А затем Мережковский решается на еще один неординарный шаг. Он отправляет к Бунину писательницу Екатерину Михайловну Лопатину – женщину, в которую Иван Алексеевич когда-то был влюблен. Лопатина передает Бунину предложение Мережковского: разделить премию на двоих. То есть, если Бунин получит приз, он дает Мережковскому 200 тысяч франков, если же деньги достанутся Дмитрию Сергеевичу, он выделяет 200 тысяч Ивану Алексеевичу. Сделку предполагалось закрепить нотариально. Вера Николаевна, супруга Бунина, записала в своем дневнике по этому поводу: «В этом есть что-то ужасно низкое — нотариус, и почему 200000? Ведь, если кто получит, то ему придется помочь и другим. Да и весь этот способ очень унизительный… У меня почти нет надежды, что Ян получит, но всё же, если получит, то почему дать такую сумму Мережковскому? Ведь у нас есть и более близкие друзья. Если же получит Мережковский, то je ne tiens pas — их счастье!».
Сам же Иван Алексеевич предложение воспринял чуть ли не как оскорбление, но отшутился: «Может, еще Куприна третьим возьмем?». То бишь, чисто по-русски: сообразим на троих.
1930-е года вообще стали ударными для Мережковского. С 1930 по 1937 год его кандидатуру предлагал профессор Лундского университета Сигурд Агрелл, который называл Мережковского «весьма оригинальным мыслителем, представляющим целую эпоху в русской литературе», но Нобелевский комитет снова проигнорировал поэта.
В ноябре 1932 года Гиппиус в письме В. Н. Буниной выразила мнение, что Нобелевский комитет не приемлет кандидатуры Мережковского «из-за его антикоммунизма». С. Агрелл, впрочем, продолжал выдвигать в соискатели Мережковского ежегодно, вплоть до самой своей смерти в 1937 году, но без всяких шансов на победу.
В 1938 году эстафету от Мережковского принимает Марк Александрович Алданов (настоящие имя и фамилия Мордхай-Маркус Израилевич Ландау) – русский прозаик, публицист, автор очерков на исторические темы. Алданов пользовался расположением практически всей русской эмиграции во Франции и США (самых разных взглядов и убеждений), имел репутацию «совершенного джентльмена». Марк Александрович и его жена много занимались благотворительностью. Как отмечал прозаик и литературный критик Василий Яновский: «Алданов любил благодеяния и никому, даже негодяям, в них не отказывал. И никогда ни от каких обществ или частных жертвователей субсидий не получал. И не желал получать».

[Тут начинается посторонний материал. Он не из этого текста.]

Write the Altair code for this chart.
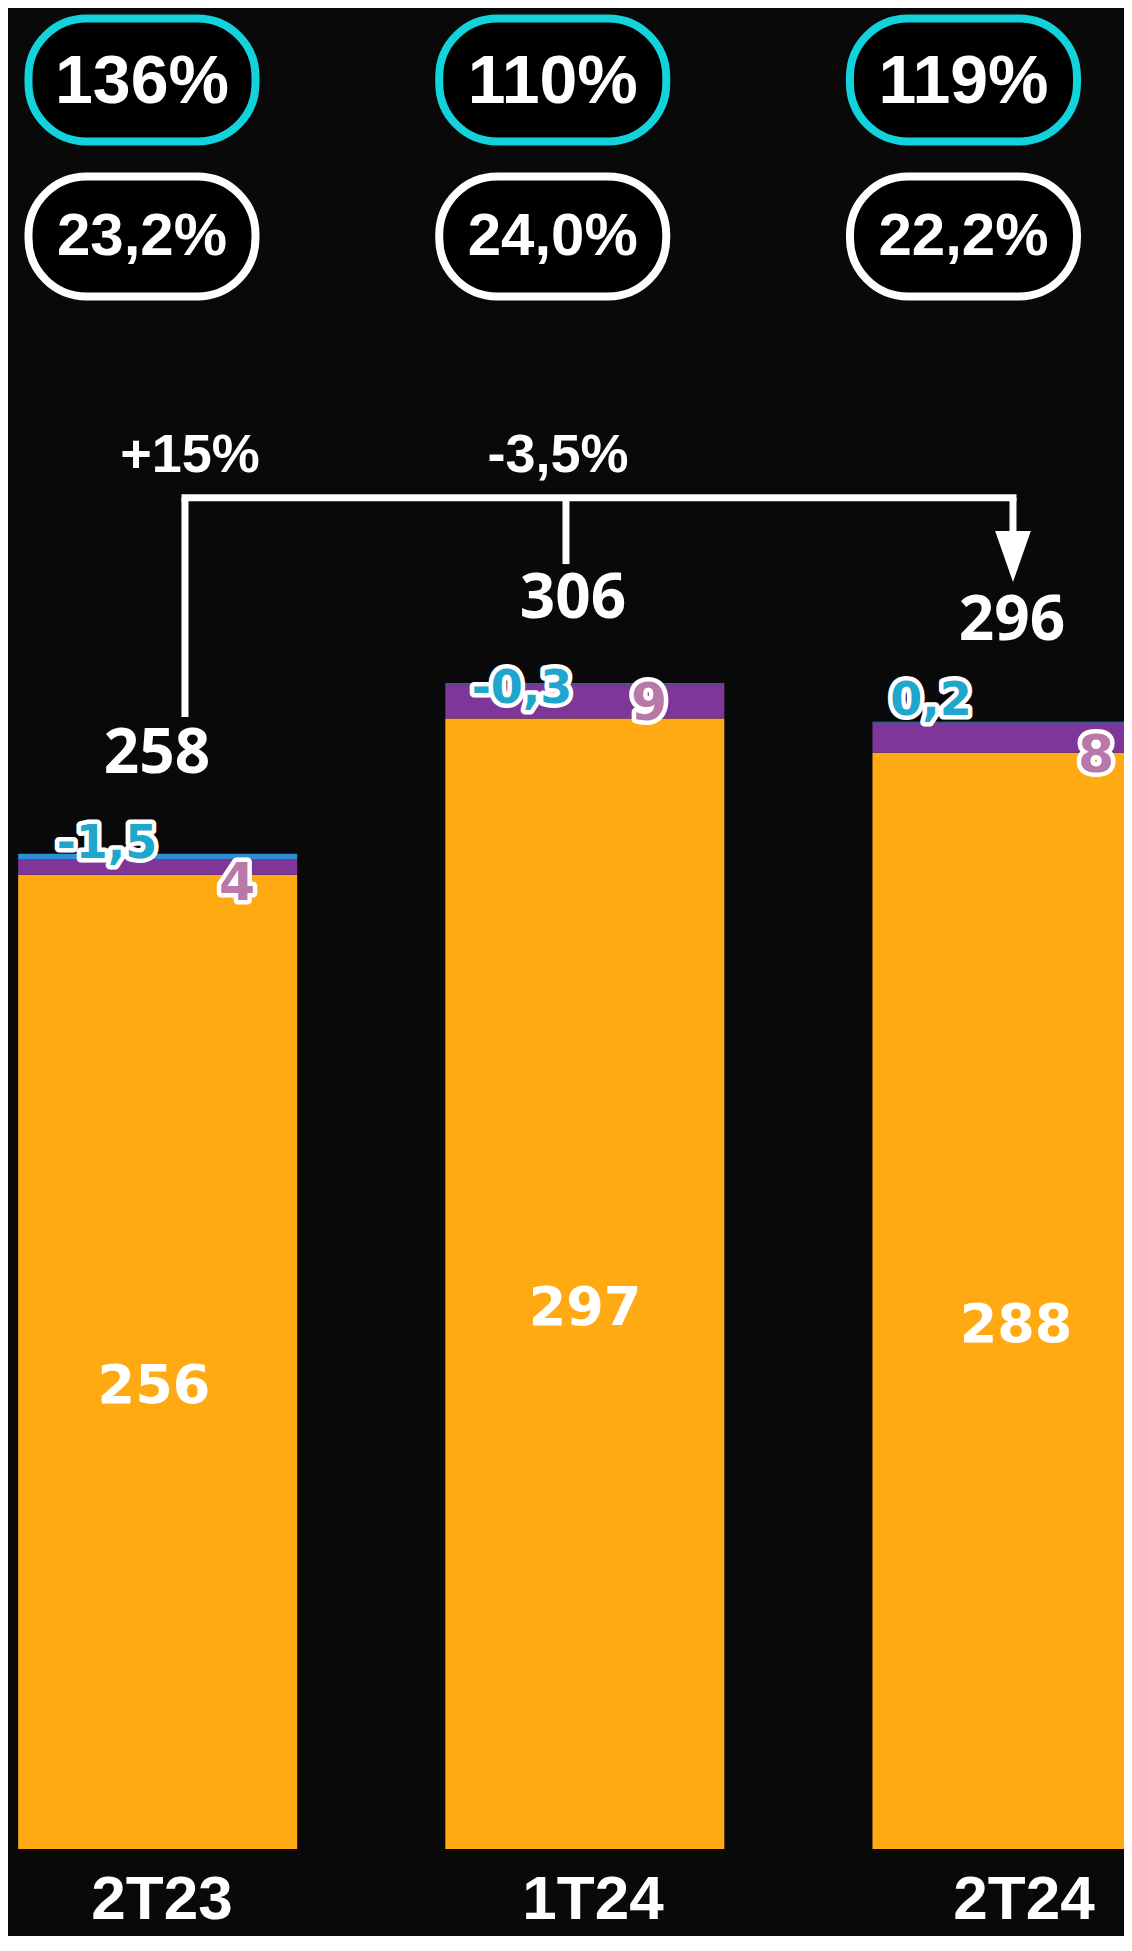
import altair as alt
import pandas as pd

# ---- data ----
periods = ["2T23", "1T24", "2T24"]
core_vals = [256, 297, 288]          # orange segment
purple_vals = [4, 9, 8]              # purple segment
blue_vals = [-1.5, -0.3, 0.2]        # thin blue segment
totals = [258, 306, 296]
ratio_top = ["136%", "110%", "119%"]
ratio_bottom = ["23,2%", "24,0%", "22,2%"]
growth_labels = ["+15%", "-3,5%"]

# ---- styling ----
ORANGE = "#FFAA12"
PURPLE = "#7E3798"
BLUE = "#2E8FD6"
CYAN_TXT = "#1EA6CC"
MAUVE_TXT = "#B878A8"
CYAN_PILL = "#12D3DC"
BG = "#090909"
W, H = 1116, 1928
SANS = "Liberation Sans"
OPEN = "Open Sans"
VERD = "DejaVu Sans"

# label nudges (pixels) per bar, for annotation placement
blue_nudge = [(-47, 4), (-63, 20), (-85, -7)]
purple_nudge = [(83, 41), (64, 36), (80, 50)]
total_nudge = [(3, -81), (-12, -65), (-4, -82)]
leg_dx = [31, -19, -3]
leg_end_off = [39.4, 31.6, 43.6]     # data units above each total
growth_dx = [36, -27]
bracket_level = 355


def fmt(v):
    return str(v).replace(".", ",")


xs = alt.Scale(domain=[-0.3387, 2.2506], nice=False, zero=False)
xp = alt.Scale(domain=[-0.3262, 2.3908], nice=False, zero=False)
ys = alt.Scale(domain=[-22.86, 483.71], nice=False, zero=False)

base = pd.DataFrame({
    "idx": list(range(len(periods))),
    "period": periods,
    "core": core_vals,
    "purple": purple_vals,
    "blue": blue_vals,
    "total": totals,
    "rtop": ratio_top,
    "rbot": ratio_bottom,
})
base["core_mid"] = base["core"] / 2
base["purple_top"] = base["core"] + base["purple"]
base["bar_top"] = base["purple_top"] + base["blue"].abs()
base["core_lbl"] = base["core"].map(fmt)
base["purple_lbl"] = base["purple"].map(fmt)
base["blue_lbl"] = base["blue"].map(fmt)
base["total_lbl"] = base["total"].map(fmt)
base["pl"] = base["idx"] - 0.2763
base["pr"] = base["idx"] + 0.2763
base["top"] = bracket_level
base["leg_end"] = base["total"] + pd.Series(leg_end_off)

seg_rows = []
for i, p in enumerate(periods):
    c, pu, b = core_vals[i], purple_vals[i], abs(blue_vals[i])
    seg_rows.append({"idx": i, "series": "core", "y0": 0, "y1": c})
    seg_rows.append({"idx": i, "series": "purple", "y0": c, "y1": c + pu})
    seg_rows.append({"idx": i, "series": "blue", "y0": c + pu, "y1": c + pu + b})
seg = pd.DataFrame(seg_rows)


def X(f="idx"):
    return alt.X(f"{f}:Q", scale=xs, axis=None)


def XP(f="idx"):
    return alt.X(f"{f}:Q", scale=xp, axis=None)


def Y(f):
    return alt.Y(f"{f}:Q", scale=ys, axis=None)


B = alt.Chart(base)


def row(i):
    return B.transform_filter(alt.datum.idx == i)


bars = alt.Chart(seg).mark_bar(size=279, clip=True).encode(
    x=X(), y=Y("y0"), y2="y1:Q",
    color=alt.Color("series:N", legend=None,
                    scale=alt.Scale(domain=["core", "purple", "blue"],
                                    range=[ORANGE, PURPLE, BLUE])),
)

core_txt = B.mark_text(font=VERD, fontWeight="bold", fontSize=54, color="white",
                       baseline="alphabetic", dy=41).encode(
    x=X(), y=Y("core_mid"), text="core_lbl:N")

layers_lbl = []
for i in range(len(periods)):
    for field, yfield, color, (dx, dy), size in [
        ("blue_lbl", "bar_top", CYAN_TXT, blue_nudge[i], 46),
        ("purple_lbl", "purple_top", MAUVE_TXT, purple_nudge[i], 52),
    ]:
        kw = dict(font=VERD, fontWeight="bold", fontSize=size, baseline="alphabetic",
                  dx=dx, dy=dy)
        layers_lbl.append(row(i).mark_text(stroke="white", strokeWidth=9, strokeJoin="round",
                                           fill="white", **kw).encode(
            x=X(), y=Y(yfield), text=f"{field}:N"))
        layers_lbl.append(row(i).mark_text(fill=color, **kw).encode(
            x=X(), y=Y(yfield), text=f"{field}:N"))

total_layers = [
    row(i).mark_text(font=OPEN, fontWeight="bold", fontSize=62, color="white",
                     baseline="alphabetic", dx=total_nudge[i][0], dy=total_nudge[i][1]).encode(
        x=X(), y=Y("bar_top"), text="total_lbl:N")
    for i in range(len(periods))
]

# ---- bracket ----
leg_layers = [
    row(i).mark_rule(color="white", strokeWidth=7, xOffset=leg_dx[i], x2Offset=leg_dx[i]).encode(
        x=X(), y=Y("top"), y2="leg_end:Q")
    for i in range(len(periods))
]
hbar = pd.DataFrame({"a": [0], "b": [len(periods) - 1], "lvl": [bracket_level]})
h_rule = alt.Chart(hbar).mark_rule(color="white", strokeWidth=7, strokeCap="square",
                                   xOffset=leg_dx[0], x2Offset=leg_dx[-1]).encode(
    x=X("a"), x2="b:Q", y=Y("lvl"))
arrow = row(len(periods) - 1).mark_point(
    shape="M -0.7 -1 L 0.7 -1 L 0 1 Z", size=2601, filled=True, color="white", opacity=1,
    xOffset=leg_dx[-1]).encode(x=X(), y=Y("leg_end"))

gdf = pd.DataFrame({"idx": [0, 1], "g": growth_labels})
growth_layers = [
    alt.Chart(gdf).transform_filter(alt.datum.idx == i).mark_text(
        font=SANS, fontWeight="bold", fontSize=54, color="white",
        baseline="alphabetic", dx=growth_dx[i]).encode(
        x=X(), y=alt.value(464), text="g:N")
    for i in range(len(growth_labels))
]

# ---- pills ----
pill_top = B.mark_rect(cornerRadius=58, fill="#000000", stroke=CYAN_PILL, strokeWidth=8).encode(
    x=XP("pl"), x2="pr:Q", y=alt.value(10.5), y2=alt.value(133.5))
pill_bot = B.mark_rect(cornerRadius=58, fill="#000000", stroke="white", strokeWidth=8).encode(
    x=XP("pl"), x2="pr:Q", y=alt.value(168.5), y2=alt.value(288.5))
pill_top_txt = B.mark_text(font=SANS, fontWeight="bold", fontSize=68, color="white",
                           baseline="alphabetic").encode(
    x=XP(), y=alt.value(95), text="rtop:N")
pill_bot_txt = B.mark_text(font=SANS, fontWeight="bold", fontSize=60, color="white",
                           baseline="alphabetic").encode(
    x=XP(), y=alt.value(247), text="rbot:N")

cat_txt = B.mark_text(font=SANS, fontWeight="bold", fontSize=62, color="white",
                      baseline="alphabetic", dx=8).encode(
    x=X(), y=alt.value(1911), text="period:N")

chart = alt.layer(
    pill_top, pill_bot, pill_top_txt, pill_bot_txt,
    bars, core_txt, *layers_lbl,
    h_rule, *leg_layers, arrow, *growth_layers, *total_layers, cat_txt,
).resolve_scale(x="independent").properties(
    width=W, height=H, padding=0,
    autosize=alt.AutoSizeParams(type="none"),
    background=BG,
).configure_view(strokeWidth=0)

chart.save("out.html", embed_options={"renderer": "svg", "actions": False})
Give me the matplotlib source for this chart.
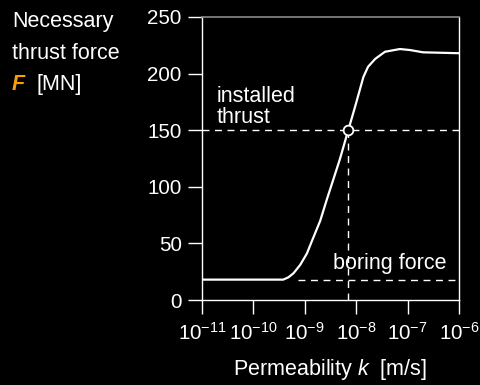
import numpy as np
import matplotlib
matplotlib.use("Agg")
import matplotlib.pyplot as plt

plt.rcParams['font.family'] = ['Liberation Sans', 'DejaVu Sans']
plt.rcParams['mathtext.fontset'] = 'custom'
plt.rcParams['mathtext.rm'] = 'Liberation Sans'
plt.rcParams['mathtext.it'] = 'Liberation Sans:italic'
plt.rcParams['mathtext.bf'] = 'Liberation Sans:bold'

# thrust force curve: permeability exponent (log10 k) vs force F [MN]
log_k = [-11.0, -9.42, -9.32, -9.22, -9.09, -8.96, -8.84, -8.70, -8.57,
         -8.32, -8.155, -8.02, -7.86, -7.77, -7.63, -7.44, -7.15, -6.95,
         -6.70, -6.0]
force = [18, 18, 20, 23.6, 31, 41, 54.5, 70, 89,
         124, 150, 171, 197, 206, 213, 219.3, 221.7, 220.8,
         218.8, 218]

installed_thrust = 150
k_installed = 7e-9
boring_force = 18
k_boring_start = 7.4e-10

x_ticks = [1e-11, 1e-10, 1e-9, 1e-8, 1e-7, 1e-6]
y_ticks = [0, 50, 100, 150, 200, 250]

k = 10.0 ** np.array(log_k)

fig = plt.figure(figsize=(4.8, 3.85), dpi=100, facecolor='black')
ax = fig.add_axes([202/480, 1-300/385, 257/480, 283/385], facecolor='black')

fs = 14.8   # tick labels
fs_txt = 15.5   # captions and annotations
ax.plot(k, force, color='white', lw=1.6, solid_capstyle='round',
        solid_joinstyle='round', zorder=3)

# installed thrust and boring force guide lines
dash = dict(color='white', lw=1.0, dashes=(5, 4))
ax.plot([1e-11, 1e-6], [installed_thrust, installed_thrust], **dash)
ax.plot([k_installed, k_installed], [0, installed_thrust], **dash)
ax.plot([k_boring_start, 1e-6], [boring_force, boring_force], **dash)
ax.plot([k_installed], [installed_thrust], marker='o', ms=7, mfc='black',
        mec='white', mew=1.3, zorder=4)

ax.text(10**-10.72, 152, "installed\nthrust", color='white', fontsize=fs_txt,
        ha='left', va='bottom', linespacing=1.02)
ax.text(10**-8.45, 32, "boring force", color='white', fontsize=fs_txt,
        ha='left', va='center')

ax.set_xscale('log')
ax.set_xlim(1e-11, 1e-6)
ax.set_ylim(0, 250)
ax.set_xticks(x_ticks)
ax.set_yticks(y_ticks)
ax.minorticks_off()
ax.tick_params(colors='white', labelcolor='white', labelsize=fs,
               length=10, width=1.0, direction='out')
ax.tick_params(axis='x', pad=5.5)
ax.tick_params(axis='y', pad=4.5)

for side in ['left', 'bottom', 'right']:
    ax.spines[side].set_color('white')
    ax.spines[side].set_linewidth(1.0)
ax.spines['top'].set_color('#8a8a8a')
ax.spines['top'].set_linewidth(1.2)

ax.set_xlabel("Permeability $k$  [m/s]", color='white', fontsize=fs_txt, labelpad=10)

# y axis caption in the upper left corner
fig.text(12/480, 1-27/385, "Necessary", color='white', fontsize=fs_txt, va='baseline')
fig.text(12/480, 1-59/385, "thrust force", color='white', fontsize=fs_txt, va='baseline')
fig.text(12/480, 1-90/385, "F", color='#f5a000', fontsize=fs_txt, va='baseline',
         fontweight='bold', fontstyle='italic')
fig.text(36/480, 1-90/385, "[MN]", color='white', fontsize=fs_txt, va='baseline')

fig.savefig("out.png", dpi=100, facecolor='black')
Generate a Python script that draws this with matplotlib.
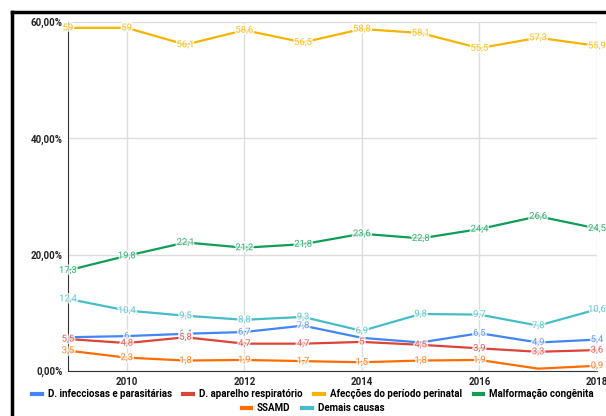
import numpy as np
import matplotlib.pyplot as plt
import matplotlib.patheffects as pe
from matplotlib.lines import Line2D

plt.rcParams['font.family'] = ['Roboto', 'DejaVu Sans']

anos = [2009, 2010, 2011, 2012, 2013, 2014, 2015, 2016, 2017, 2018]

infecciosas = [5.8, 6, 6.4, 6.7, 7.8, 5.7, 4.9, 6.5, 4.9, 5.4]
respiratorio = [5.5, 4.8, 5.8, 4.7, 4.7, 5, 4.5, 3.9, 3.3, 3.6]
perinatal = [59, 59, 56.1, 58.6, 56.5, 58.8, 58.1, 55.5, 57.3, 55.9]
malformacao = [17.3, 19.8, 22.1, 21.2, 21.8, 23.6, 22.8, 24.4, 26.6, 24.5]
ssamd = [3.5, 2.3, 1.8, 1.9, 1.7, 1.5, 1.8, 1.9, 0.4, 0.9]
demais = [12.4, 10.4, 9.5, 8.8, 9.3, 6.9, 9.8, 9.7, 7.8, 10.6]

# labels hidden in the reference (overlapping)
rotulos_ocultos = {'D. infecciosas e parasitárias': [0, 5, 6], 'SSAMD': [8]}

series = [
    ('D. infecciosas e parasitárias', infecciosas, '#4285F4'),
    ('D. aparelho respiratório', respiratorio, '#DB4437'),
    ('Afecções do período perinatal', perinatal, '#F4B400'),
    ('Malformação congênita', malformacao, '#0F9D58'),
    ('SSAMD', ssamd, '#FF6D01'),
    ('Demais causas', demais, '#46BDC6'),
]

fig = plt.figure(figsize=(6.06, 4.16), dpi=100)
ax = fig.add_axes([68 / 606, 1 - 371 / 416, (597 - 68) / 606, (371 - 22) / 416])

linhas = []
for nome, vals, cor in series:
    l, = ax.plot(anos, vals, color=cor, lw=1.6, label=nome, zorder=3)
    linhas.append(l)
    ocultos = rotulos_ocultos.get(nome, [])
    for i, (x, v) in enumerate(zip(anos, vals)):
        if i in ocultos:
            continue
        txt = ('%g' % v).replace('.', ',')
        ax.text(x, v, txt, ha='center', va='center', fontsize=6.8,
                color=cor, alpha=0.75, zorder=4, clip_on=False,
                path_effects=[pe.withStroke(linewidth=2.5, foreground='white')])

ax.set_xlim(2009, 2018)
ax.set_ylim(0, 60)
ax.set_xticks([2010, 2012, 2014, 2016, 2018])
ax.set_yticks([0, 20, 40, 60])
ax.set_yticklabels(['0,00%', '20,00%', '40,00%', '60,00%'])
ax.tick_params(length=0, labelsize=7, pad=4)
for lbl in ax.get_xticklabels() + ax.get_yticklabels():
    lbl.set_fontweight('bold')
    lbl.set_color('#222222')
ax.grid(True, color='#dddddd', lw=1)
for s in ['top', 'right']:
    ax.spines[s].set_visible(False)
ax.spines['left'].set_color('#333333')
ax.spines['bottom'].set_color('#333333')

leg_kw = dict(frameon=False, handlelength=1.0, handletextpad=0.6, columnspacing=1.2,
              prop={'weight': 'bold', 'size': 7}, borderpad=0, borderaxespad=0)
leg1 = fig.legend(linhas[:4], [s[0] for s in series[:4]], loc='center',
                  bbox_to_anchor=(313 / 606, 1 - 394 / 416), ncol=4, **leg_kw)
leg2 = fig.legend(linhas[4:], [s[0] for s in series[4:]], loc='center',
                  bbox_to_anchor=(313 / 606, 1 - 408 / 416), ncol=2, **leg_kw)
for leg in (leg1, leg2):
    for h in leg.legend_handles:
        h.set_linewidth(3)

# black frame
fig.add_artist(Line2D([12 / 606, 12 / 606], [0, 1 - 12 / 416], color='black', lw=2.5))
fig.add_artist(Line2D([12 / 606, 1], [1 - 12 / 416, 1 - 12 / 416], color='black', lw=2.5))

fig.savefig('out.png', dpi=100)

Алданова номинировали на соискание Нобелевской премии по литературе Иван Алексеевич Бунин — 9 раз в период с 1938 по 1953 годы (видимо, в благодарность за то, что в начале двадцатых годов именно Алданов хлопотал о том же для Бунина) и Самсон Соловейчик — 4 раза в 1954–1957 гг.
«Последним джентльменом русской эмиграции» называл Алданова Бунин. И добавлял: «Этому человеку я верю больше всех на земле».
В своем первом обращении в Шведскую академию от 3 декабря 1937 г.
Бунин был предельно лаконичен: «Господа академики! Имею честь предложить вам кандидатуру господина Марка Алданова (Ландау) на Нобелевскую премию 1938 г. Примите уверения в моем совершеннейшем к вам почтении».
К письму Бунин приложил проспекты двух издательств, русского и французского, с перечнем книг номинанта и выдержками из критических на них откликов. В рекламном буклете романа «Девятое термидора» во французском переводе краткое содержание книги сопровождается традиционными выдержками из прессы, призванными подчеркнуть, что творчество Алданова своей «эпохальностью», строгим документализмом и приверженностью традициям Толстого и Стендаля вносит существенный вклад в европейскую литературную традицию.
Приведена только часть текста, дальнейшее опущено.